Com a estratégia económica que implementou há dois anos em risco de falhar, Shinzo Abe decidiu esta terça-feira que precisa de uma nova vitória eleitoral para poder avançar com novas e mais ousadas medidas.

O primeiro ministro japonês anunciou em conferência de imprensa que irá propor a realização de eleições para a câmara baixa do parlamento já em Dezembro, antecipando em quase dois anos a consulta popular que decide quem lidera o Governo.

A gota de água para a tomada desta decisão foi a publicação na quinta-feira dos dados do crescimento económico do terceiro trimestre deste ano que revelaram que o Japão voltou, pela quarta vez desde 2008, a entrar em recessão técnica. O novo recuo da economia está a ser visto como mais um sinal de que a Abenomics – a estratégia delineada pela Administração Abe para retirar o Japão da armadilha da deflação em que caiu há mais de duas décadas – se arrisca a não resultar.

A opção de Shinzo Abe, contudo, não é a de dar um passo atrás e reformular a estratégia. É antes a de ir a votos com uma versão ainda mais agressiva de Abenomics, que adie por mais tempo a consolidação orçamental e que avance finalmente com algumas das reformas estruturais prometidas mas ainda não passadas à prática.

“Há opiniões diferentes em relação às reformas estruturais que propus e, por isso, decidi ouvir a voz dos japoneses e saber a sua opinião sobre se devemos ou não avançar com essas reformas”, afirmou Shinzo Abe na conferência de imprensa em que anunciou a antecipação das eleições.

Entre as reformas a que o primeiro ministro japonês se refere está uma alteração da legislação laboral, que é vista por alguns economistas como um obstáculo para a capacidade do Japão concorrer com economias vizinhas como a China, Coreia ou o Vietname. No Japão, que apesar do fraco crescimento económico tem uma taxa de desemprego relativamente baixa, existe nas empresas uma cultura de emprego para a vida. Isto é algo que a Administração Abe se propôs a mudar com o argumento de que é preciso dar a oportunidade a trabalhadores mais jovens e inovadores.

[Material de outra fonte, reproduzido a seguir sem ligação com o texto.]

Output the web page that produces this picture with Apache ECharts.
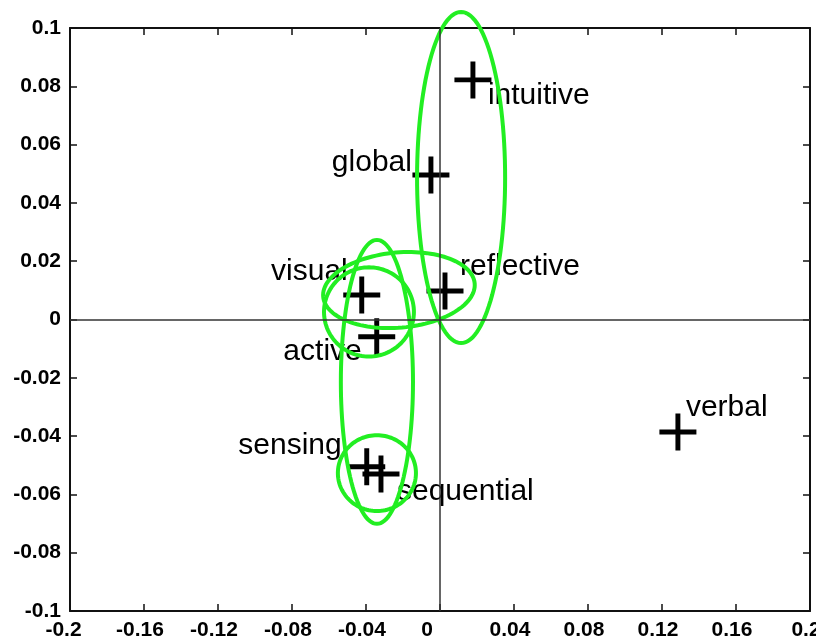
<!DOCTYPE html>
<html>
<head>
<meta charset="utf-8">
<script src="https://cdn.jsdelivr.net/npm/echarts@6/dist/echarts.min.js"></script>
<style>
  html, body { margin: 0; padding: 0; background: #ffffff; }
  #chart { width: 816px; height: 640px; }
</style>
</head>
<body>
<div id="chart"></div>
<script>
// ---- data ----
const categories = ['intuitive', 'global', 'reflective', 'visual', 'active', 'sensing', 'sequential', 'verbal'];
const xValues = [0.0178, -0.0049, 0.0027, -0.0423, -0.0342, -0.0396, -0.0319, 0.1286];
const yValues = [0.0822, 0.0496, 0.0098, 0.0084, -0.0059, -0.0505, -0.0530, -0.0386];

// ellipses (data units): centre x, centre y, semi-axis x, semi-axis y, rotation (deg)
const ellipseCx = [0.0114, -0.0222, -0.0384, -0.0341, -0.0341];
const ellipseCy = [0.0487, 0.0101, 0.0026, -0.0214, -0.0527];
const ellipseRx = [0.0238, 0.0411, 0.0243, 0.0195, 0.0211];
const ellipseRy = [0.0568, 0.0129, 0.0153, 0.0487, 0.0130];
const ellipseRot = [0, 5, 0, 0, 0];

const xTicks = [-0.2, -0.16, -0.12, -0.08, -0.04, 0, 0.04, 0.08, 0.12, 0.16, 0.2];
const yTicks = [-0.1, -0.08, -0.06, -0.04, -0.02, 0, 0.02, 0.04, 0.06, 0.08, 0.1];

// ---- label layout (pixels, relative to marker centre) ----
const labelLayout = [
  { align: 'left',  dx: 15,  dy: 16 },  // intuitive
  { align: 'right', dx: -19, dy: -12 }, // global
  { align: 'left',  dx: 15,  dy: -24 }, // reflective
  { align: 'right', dx: -14, dy: -23 }, // visual
  { align: 'right', dx: -15, dy: 15 },  // active
  { align: 'right', dx: -25, dy: -21 }, // sensing
  { align: 'left',  dx: 16,  dy: 18 },  // sequential
  { align: 'left',  dx: 8,   dy: -24 }  // verbal
];

const SYM = 37;
const GREEN = '#22ee22';
const FONT = "'Liberation Sans', Arial, Helvetica, sans-serif";

const pointData = categories.map((name, i) => ({
  name: name,
  value: [xValues[i], yValues[i]],
  label: {
    position: [SYM / 2 + labelLayout[i].dx, SYM / 2 + labelLayout[i].dy],
    align: labelLayout[i].align,
    verticalAlign: 'middle'
  }
}));

const ellipseData = ellipseCx.map((cx, i) => [cx, ellipseCy[i], ellipseRx[i], ellipseRy[i], ellipseRot[i]]);

function fmtTick(v) {
  return String(parseFloat(Number(v).toFixed(2)));
}

const chart = echarts.init(document.getElementById('chart'), null, { renderer: 'canvas' });

const tickFont = { fontFamily: FONT, fontWeight: 'bold', fontSize: 21, color: '#000' };

chart.setOption({
  animation: false,
  backgroundColor: '#ffffff',
  grid: { left: 70, right: 6, top: 28, bottom: 29, containLabel: false, outerBoundsMode: 'none' },
  xAxis: [
    {
      type: 'value', min: xTicks[0], max: xTicks[xTicks.length - 1], interval: 0.04,
      position: 'bottom',
      splitLine: { show: false },
      axisLine: { show: true, onZero: false, lineStyle: { color: '#111', width: 2 } },
      axisTick: { show: true, inside: true, length: 7, lineStyle: { color: '#111', width: 1.5 } },
      axisLabel: {
        show: true, margin: 9, hideOverlap: false,
        formatter: function (v) {
          const s = fmtTick(v);
          if (s === '0') return '{z|' + s + '}';
          if (s === '-0.2') return '{e|' + s + '}';
          return '{n|' + s + '}';
        },
        rich: {
          n: Object.assign({ padding: [0, 8, 0, 0] }, tickFont),
          z: Object.assign({ padding: [0, 26, 0, 0] }, tickFont),
          e: Object.assign({ padding: [0, 13, 0, 0] }, tickFont)
        }
      }
    },
    {
      type: 'value', min: xTicks[0], max: xTicks[xTicks.length - 1], interval: 0.04,
      position: 'top',
      splitLine: { show: false },
      axisLine: { show: true, onZero: false, lineStyle: { color: '#111', width: 2 } },
      axisTick: { show: true, inside: true, length: 7, lineStyle: { color: '#111', width: 1.5 } },
      axisLabel: { show: false }
    }
  ],
  yAxis: [
    {
      type: 'value', min: yTicks[0], max: yTicks[yTicks.length - 1], interval: 0.02,
      position: 'left',
      splitLine: { show: false },
      axisLine: { show: true, onZero: false, lineStyle: { color: '#111', width: 2 } },
      axisTick: { show: true, inside: true, length: 7, lineStyle: { color: '#111', width: 1.5 } },
      axisLabel: Object.assign({ show: true, margin: 9, formatter: fmtTick }, tickFont)
    },
    {
      type: 'value', min: yTicks[0], max: yTicks[yTicks.length - 1], interval: 0.02,
      position: 'right',
      splitLine: { show: false },
      axisLine: { show: true, onZero: false, lineStyle: { color: '#111', width: 2 } },
      axisTick: { show: true, inside: true, length: 7, lineStyle: { color: '#111', width: 1.5 } },
      axisLabel: { show: false }
    }
  ],
  series: [
    {
      type: 'scatter',
      xAxisIndex: 0, yAxisIndex: 0,
      z: 3,
      symbol: 'path://M-2.4,-18 L2.4,-18 L2.4,-2.4 L18,-2.4 L18,2.4 L2.4,2.4 L2.4,18 L-2.4,18 L-2.4,2.4 L-18,2.4 L-18,-2.4 L-2.4,-2.4 Z',
      symbolSize: SYM,
      itemStyle: { color: '#000', opacity: 1 },
      label: {
        show: true,
        formatter: '{b}',
        fontFamily: FONT,
        fontSize: 30,
        color: '#000'
      },
      emphasis: { disabled: true },
      data: pointData,
      markLine: {
        silent: true,
        symbol: 'none',
        label: { show: false },
        lineStyle: { color: '#333', width: 1.5, type: 'solid' },
        emphasis: { disabled: true },
        data: [{ xAxis: 0 }, { yAxis: 0 }]
      }
    },
    {
      type: 'custom',
      xAxisIndex: 0, yAxisIndex: 0,
      z: 4,
      silent: true,
      clip: false,
      renderItem: function (params, api) {
        const c = api.coord([api.value(0), api.value(1)]);
        const s = api.size([api.value(2), api.value(3)]);
        const th = api.value(4) * Math.PI / 180;
        const pts = [];
        const N = 120;
        for (let k = 0; k < N; k++) {
          const t = 2 * Math.PI * k / N;
          const ex = s[0] * Math.cos(t);
          const ey = s[1] * Math.sin(t);
          pts.push([c[0] + ex * Math.cos(th) + ey * Math.sin(th),
                    c[1] - ex * Math.sin(th) + ey * Math.cos(th)]);
        }
        return {
          type: 'polygon',
          shape: { points: pts },
          style: { fill: 'none', stroke: GREEN, lineWidth: 4 }
        };
      },
      data: ellipseData
    }
  ]
});
</script>
</body>
</html>
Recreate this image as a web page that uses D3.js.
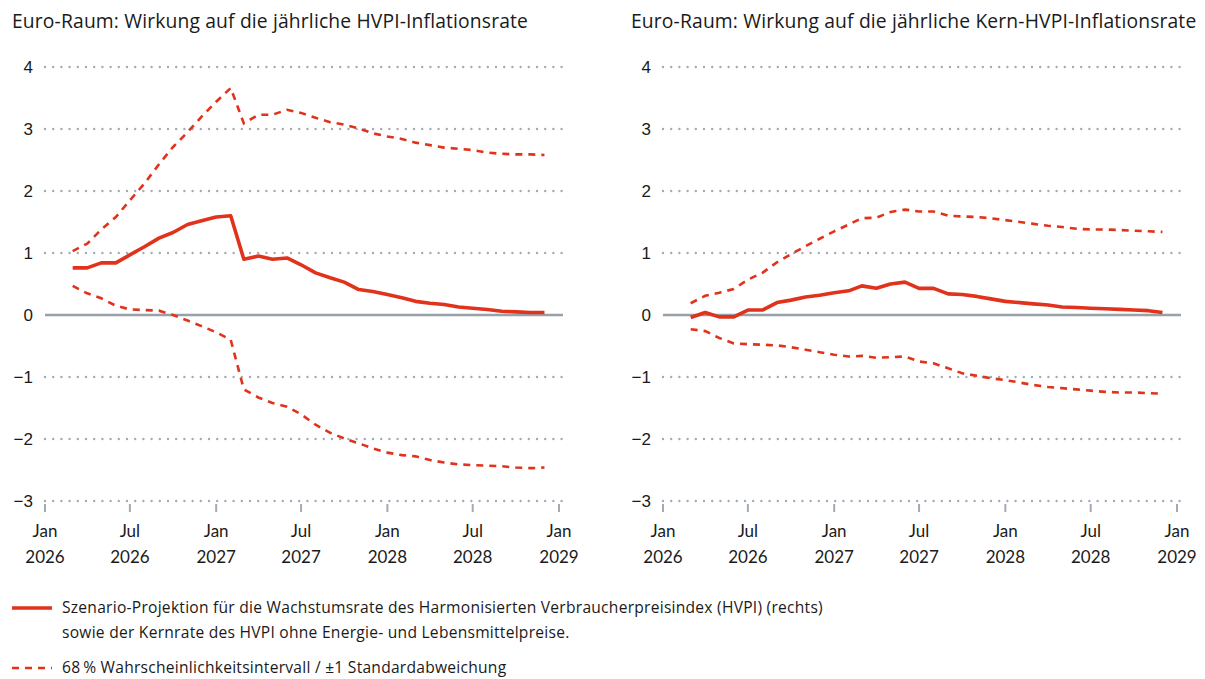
<!DOCTYPE html>
<html lang="de">
<head>
<meta charset="UTF-8">
<title>Euro-Raum: Wirkung auf die Inflationsrate</title>
<script src="https://cdn.jsdelivr.net/npm/d3@7"></script>
<style>
body { margin: 0; background: #fff; }
svg { font-family: Lato, "Open Sans", sans-serif; }
text { fill: #1a1a1a; }
.title { font-family: "Open Sans", sans-serif; font-size: 19.3px; letter-spacing: 0.15px; }
.xlab { font-size: 17px; }
.legend text { font-family: "Open Sans", sans-serif; font-size: 15.6px; letter-spacing: 0.25px; }
</style>
</head>
<body>
<svg width="1205" height="679"></svg>
<script>
// monthly points, Mar 2026 .. Dec 2028
var months = d3.timeMonth.range(new Date(2026, 2, 1), new Date(2029, 0, 1));

var hvpiMid = [0.76, 0.76, 0.84, 0.84, 0.97, 1.10, 1.24, 1.33, 1.46, 1.52, 1.58, 1.60,
  0.90, 0.95, 0.90, 0.92, 0.81, 0.68, 0.60, 0.53, 0.41, 0.38, 0.33, 0.28, 0.22, 0.19,
  0.17, 0.13, 0.11, 0.09, 0.06, 0.05, 0.04, 0.04];
var hvpiUp = [1.03, 1.15, 1.38, 1.58, 1.85, 2.12, 2.43, 2.71, 2.95, 3.20, 3.44, 3.66,
  3.09, 3.23, 3.23, 3.31, 3.26, 3.18, 3.11, 3.07, 3.01, 2.93, 2.88, 2.84, 2.78, 2.74,
  2.70, 2.68, 2.66, 2.62, 2.60, 2.59, 2.59, 2.58];
var hvpiLo = [0.47, 0.35, 0.27, 0.15, 0.09, 0.08, 0.07, 0.00, -0.09, -0.18, -0.28, -0.40,
  -1.20, -1.33, -1.42, -1.48, -1.60, -1.77, -1.90, -1.99, -2.07, -2.15, -2.22, -2.26, -2.28, -2.34,
  -2.38, -2.41, -2.42, -2.43, -2.44, -2.46, -2.47, -2.46];

var kernMid = [-0.04, 0.04, -0.03, -0.03, 0.08, 0.08, 0.20, 0.24, 0.29, 0.32, 0.36, 0.39,
  0.47, 0.43, 0.50, 0.53, 0.43, 0.43, 0.34, 0.33, 0.30, 0.26, 0.22, 0.20, 0.18, 0.16,
  0.13, 0.12, 0.11, 0.10, 0.09, 0.08, 0.07, 0.04];
var kernUp = [0.19, 0.31, 0.36, 0.42, 0.57, 0.68, 0.85, 0.98, 1.11, 1.23, 1.35, 1.46,
  1.56, 1.57, 1.66, 1.70, 1.67, 1.67, 1.60, 1.59, 1.58, 1.56, 1.53, 1.50, 1.47, 1.44,
  1.42, 1.39, 1.38, 1.38, 1.37, 1.36, 1.35, 1.34];
var kernLo = [-0.23, -0.26, -0.37, -0.46, -0.47, -0.48, -0.49, -0.52, -0.56, -0.60, -0.64, -0.67,
  -0.66, -0.69, -0.68, -0.67, -0.75, -0.78, -0.86, -0.94, -0.98, -1.02, -1.05, -1.09, -1.13, -1.16,
  -1.18, -1.20, -1.22, -1.24, -1.25, -1.25, -1.26, -1.27];

var yTicks = [4, 3, 2, 1, 0, -1, -2, -3];
var xTicks = [new Date(2026, 0, 1), new Date(2026, 6, 1), new Date(2027, 0, 1), new Date(2027, 6, 1),
  new Date(2028, 0, 1), new Date(2028, 6, 1), new Date(2029, 0, 1)];
var monthNames = { 0: "Jan", 6: "Jul" };

var titles = ["Euro-Raum: Wirkung auf die jährliche HVPI-Inflationsrate",
  "Euro-Raum: Wirkung auf die jährliche Kern-HVPI-Inflationsrate"];

var red = "#e1321c", grey = "#a2abb3";
var svg = d3.select("svg");

var y = d3.scaleLinear().domain([-3, 4]).range([501, 67]);

function panel(x0, tx, title, mid, up, lo) {
  var g = svg.append("g");
  var x = d3.scaleTime().domain([xTicks[0], xTicks[6]]).range([x0, x0 + 514]);
  var xEnd = x0 + 518;

  g.append("text").attr("class", "title").attr("x", tx).attr("y", 28).text(title);

  // dotted grid
  g.selectAll(".grid").data(yTicks.filter(function(d) { return d != 0; })).enter()
    .append("line")
    .attr("x1", x0).attr("x2", xEnd)
    .attr("y1", function(d) { return y(d); }).attr("y2", function(d) { return y(d); })
    .attr("stroke", grey).attr("stroke-width", 2.4)
    .attr("stroke-linecap", "round").attr("stroke-dasharray", "0 8.2");

  g.append("line").attr("x1", x0).attr("x2", xEnd).attr("y1", y(0)).attr("y2", y(0))
    .attr("stroke", "#97a1a9").attr("stroke-width", 2.5);

  var ya = g.append("g")
    .attr("transform", "translate(" + (x0 - 12) + ",0)")
    .call(d3.axisLeft(y).tickValues(yTicks).tickSize(0).tickPadding(0).tickFormat(d3.format("d")));
  ya.select(".domain").remove();
  ya.selectAll("text").attr("font-size", 17).attr("font-family", null).attr("fill", "#1a1a1a");

  // x ticks
  var xt = g.selectAll(".xt").data(xTicks).enter().append("g")
    .attr("transform", function(d) { return "translate(" + x(d) + ",0)"; });
  xt.append("line").attr("y1", 504).attr("y2", 512).attr("stroke", grey).attr("stroke-width", 2);
  xt.append("text").attr("class", "xlab").attr("text-anchor", "middle").attr("y", 537)
    .text(function(d) { return monthNames[d.getMonth()]; });
  xt.append("text").attr("class", "xlab").attr("text-anchor", "middle").attr("y", 563)
    .text(function(d) { return d.getFullYear(); });

  function line(vals) {
    return d3.line().x(function(d, i) { return x(months[i]); }).y(function(d) { return y(d); })(vals);
  }
  [up, lo].forEach(function(v) {
    g.append("path").attr("d", line(v)).attr("fill", "none").attr("stroke", red)
      .attr("stroke-width", 2.6).attr("stroke-dasharray", "7 6");
  });
  g.append("path").attr("d", line(mid)).attr("fill", "none").attr("stroke", red)
    .attr("stroke-width", 3.6).attr("stroke-linejoin", "round");
}

panel(45, 12, titles[0], hvpiMid, hvpiUp, hvpiLo);
panel(663, 631, titles[1], kernMid, kernUp, kernLo);

// legend
var lg = svg.append("g").attr("class", "legend");
lg.append("line").attr("x1", 12).attr("x2", 52).attr("y1", 608).attr("y2", 608)
  .attr("stroke", red).attr("stroke-width", 3.6);
lg.append("text").attr("x", 62).attr("y", 613)
  .text("Szenario-Projektion für die Wachstumsrate des Harmonisierten Verbraucherpreisindex (HVPI) (rechts)");
lg.append("text").attr("x", 62).attr("y", 638)
  .text("sowie der Kernrate des HVPI ohne Energie- und Lebensmittelpreise.");
lg.append("line").attr("x1", 12).attr("x2", 52).attr("y1", 668).attr("y2", 668)
  .attr("stroke", red).attr("stroke-width", 2.6).attr("stroke-dasharray", "7 6");
lg.append("text").attr("x", 62).attr("y", 673)
  .text("68\u2009% Wahrscheinlichkeitsintervall / ±1 Standardabweichung");
</script>
</body>
</html>
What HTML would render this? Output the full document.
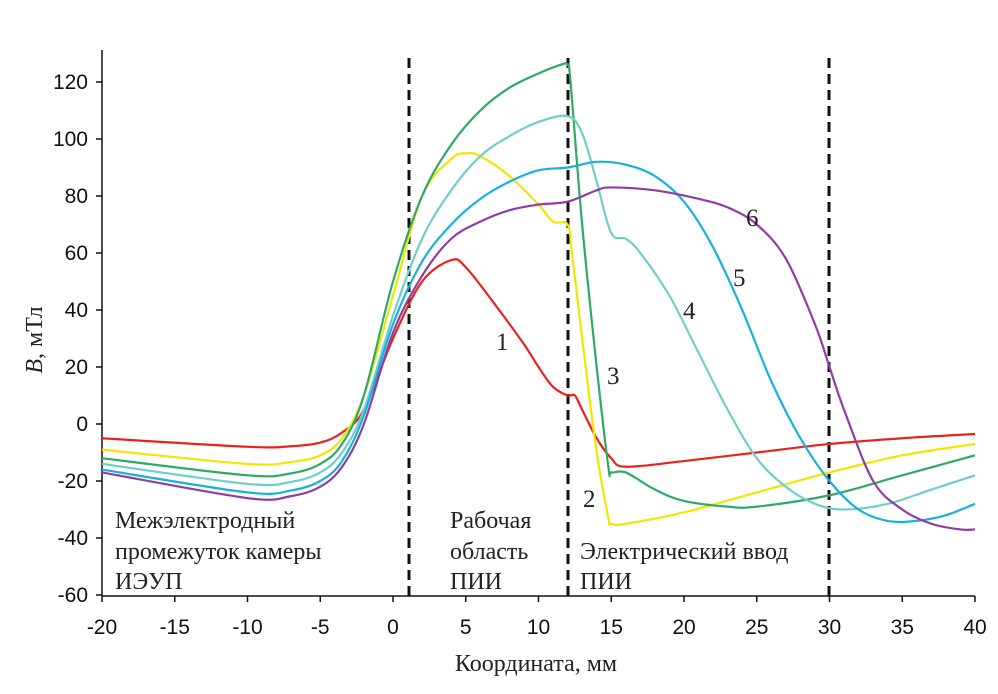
<!DOCTYPE html>
<html><head><meta charset="utf-8"><style>
body{margin:0;background:#fff}
svg{display:block}
.t{font-family:"Liberation Sans",sans-serif;font-size:21px;fill:#111}
.s{font-family:"Liberation Serif",serif;font-size:24px;fill:#222}
.n{font-family:"Liberation Serif",serif;font-size:25px;fill:#222}
</style></head><body>
<svg id="c" width="998" height="694" viewBox="0 0 998 694" xmlns="http://www.w3.org/2000/svg">
<g stroke="#111" stroke-width="1.5">
<line x1="102" y1="50" x2="102" y2="596"/>
<line x1="102" y1="596" x2="975" y2="596"/>
</g>
<g id="ticks" stroke="#111" stroke-width="1.5"></g>
<g id="lbl"></g>
<g stroke="#111" stroke-width="3" stroke-dasharray="10,6">
<line x1="409" y1="58" x2="409" y2="596"/>
<line x1="568" y1="58" x2="568" y2="596"/>
<line x1="829" y1="58" x2="829" y2="596"/>
</g>
<g id="curves" fill="none" stroke-width="2.2" stroke-linejoin="round"></g>
<text class="n" x="496" y="350">1</text>
<text class="n" x="583" y="507">2</text>
<text class="n" x="607" y="384">3</text>
<text class="n" x="683" y="319">4</text>
<text class="n" x="733" y="286">5</text>
<text class="n" x="746" y="226">6</text>
<text class="s" x="115" y="528">Межэлектродный</text>
<text class="s" x="115" y="559">промежуток камеры</text>
<text class="s" x="115" y="589">ИЭУП</text>
<text class="s" x="450" y="528">Рабочая</text>
<text class="s" x="450" y="559">область</text>
<text class="s" x="450" y="589">ПИИ</text>
<text class="s" x="580" y="559">Электрический ввод</text>
<text class="s" x="580" y="589">ПИИ</text>
<text class="s" x="536" y="671" text-anchor="middle">Координата, мм</text>
<text class="s" transform="translate(42,340) rotate(-90)" text-anchor="middle"><tspan font-style="italic">B</tspan>, мТл</text>
</svg>
<script>
var X=function(x){return 393+14.55*x},Y=function(y){return 424-2.85*y};
var ns="http://www.w3.org/2000/svg";
var tk=document.getElementById('ticks'),lb=document.getElementById('lbl');
function el(p,n,a,t){var e=document.createElementNS(ns,n);for(var k in a)e.setAttribute(k,a[k]);if(t!=null)e.textContent=t;p.appendChild(e);}
for(var v=-60;v<=120;v+=20){var y=Y(v);el(tk,'line',{x1:96,y1:y,x2:102,y2:y});el(lb,'text',{'class':'t',x:88,y:y+7,'text-anchor':'end'},v);}
for(var v=-20;v<=40;v+=5){var x=X(v);el(tk,'line',{x1:x,y1:596,x2:x,y2:602});el(lb,'text',{'class':'t',x:x,y:634,'text-anchor':'middle'},v);}
var D=[
['#e8231c',[[-20,-5],[-10,-8],[-7,-7.8],[-5,-6.5],[-3.5,-3],[-2,5],[0,30],[2,50],[4,57.5],[5,55],[7,42],[9,28],[10,20],[11,13],[12,10],[12.5,10],[13,5],[14,-5],[15,-12],[16,-15],[20,-13],[25,-10],[30,-7],[35,-5],[40,-3.5]]],
['#f2e600',[[-20,-9],[-10,-14],[-7,-13.3],[-5,-11],[-3.5,-5],[-2,10],[0,45],[2,80],[4,93],[5,95],[6,94],[8,87],[10,77],[11,71],[12,70],[12.3,60],[13,30],[14,-10],[14.8,-33],[15,-35],[16,-35],[20,-31],[25,-24],[30,-17],[35,-11],[40,-7]]],
['#2daa66',[[-20,-12],[-10,-18],[-7,-17.3],[-5,-14],[-3.5,-7],[-2,10],[0,50],[2,80],[4,98],[6,110],[8,118],[10,123],[11.5,126],[12,126],[12.2,120],[13,70],[14,20],[14.8,-15],[15,-17],[16,-17],[18,-23],[20,-27],[23,-29],[25,-29],[30,-25],[35,-18],[40,-11]]],
['#6fcfc8',[[-20,-14],[-10,-21],[-7,-20.3],[-5,-17],[-3.5,-10],[-2,5],[0,38],[2,65],[4,82],[6,94],[8,101],[10,106],[12,108],[13,102],[14,85],[15,67],[16,65],[17,60],[19,45],[21,25],[23,5],[25,-12],[27,-22],[29,-28],[31,-30],[34,-28],[37,-23],[40,-18]]],
['#1ab0dc',[[-20,-16],[-10,-24],[-7,-23.3],[-5,-20],[-3.5,-13],[-2,3],[0,35],[2,57],[4,70],[6,79],[8,85],[10,89],[12,90],[14,92],[16,91],[18,87],[20,78],[22,62],[24,40],[26,15],[28,-5],[30,-20],[32,-30],[34,-34],[36,-34],[38,-32],[40,-28]]],
['#8c3fa0',[[-20,-17],[-10,-26],[-7,-25.3],[-5,-22],[-3.5,-15],[-2,0],[0,32],[2,52],[4,65],[6,71],[8,75],[10,77],[12,78],[14,82],[15,83],[18,82],[21,79],[23,76],[25,70],[27,58],[29,35],[30,20],[31,5],[33,-20],[35,-30],[37,-35],[39,-37],[40,-37]]]
];
var cg=document.getElementById('curves');
D.forEach(function(s){var p=s[1].map(function(q){return [X(q[0]),Y(q[1])]});
var d='M'+p[0][0]+','+p[0][1];
for(var i=0;i<p.length-1;i++){var p0=p[i-1]||p[i],p1=p[i],p2=p[i+1],p3=p[i+2]||p2;
var c1=[p1[0]+(p2[0]-p0[0])/6,p1[1]+(p2[1]-p0[1])/6],c2=[p2[0]-(p3[0]-p1[0])/6,p2[1]-(p3[1]-p1[1])/6];
d+=' C'+c1+' '+c2+' '+p2;}
el(cg,'path',{d:d,stroke:s[0]});});
</script>
</body></html>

Mas para além das reformas estruturais, o que Abe quer ainda levar a votos é a decisão, também anunciada esta terça-feira, de adiar para 2017 uma nova subida do IVA que estava agendada para Outubro de 2015.

No passado mês de Abril, o IVA subiu de 5% para 8% e essa medida foi uma das causas para que a economia tivesse registado uma quebra no segundo e terceiro trimestres do ano. Abe diz agora que uma nova subida para 10% poderia colocar ainda mais em causa o objectivo de crescimento da economia.

O problema é que vários sectores da sociedade japonesa, incluindo dentro do Governo, viam esta subida de imposto como a medida que poderia compensar a expansão da despesa pública prevista na Abenomics, impedindo que a dívida pública continue a subir para além dos 200% do PIB em que já se encontra.

Shinzo Abe tentará agora convencer aqueles que estão mais preocupados com os riscos orçamentais de que, nesta fase, o mais importante é mesmo garantir que a economia volta a crescer e que a inflação se mantém em terreno negativo. Ou seja, que o Japão diz adeus à crise deflacionista em que caiu no início dos ano 90.

Este tipo de discussão, entre os que defendem uma política expansionista agressiva e os que temem que o país esteja a acumular uma dívida que não conseguirá pagar, tem sido decisiva na formação e queda dos Governos no Japão nas últimas décadas. E desta vez não será excepção.

Outros temas em debate serão a nova estratégia de defesa seguida por Shinzo Abe, que tenta dar um papel mais activo para as forças militares nipónicas, e o fiasco que constituiu a última remodelação governamental, que no espaço de poucas semanas resultou em três demissões no Executivo.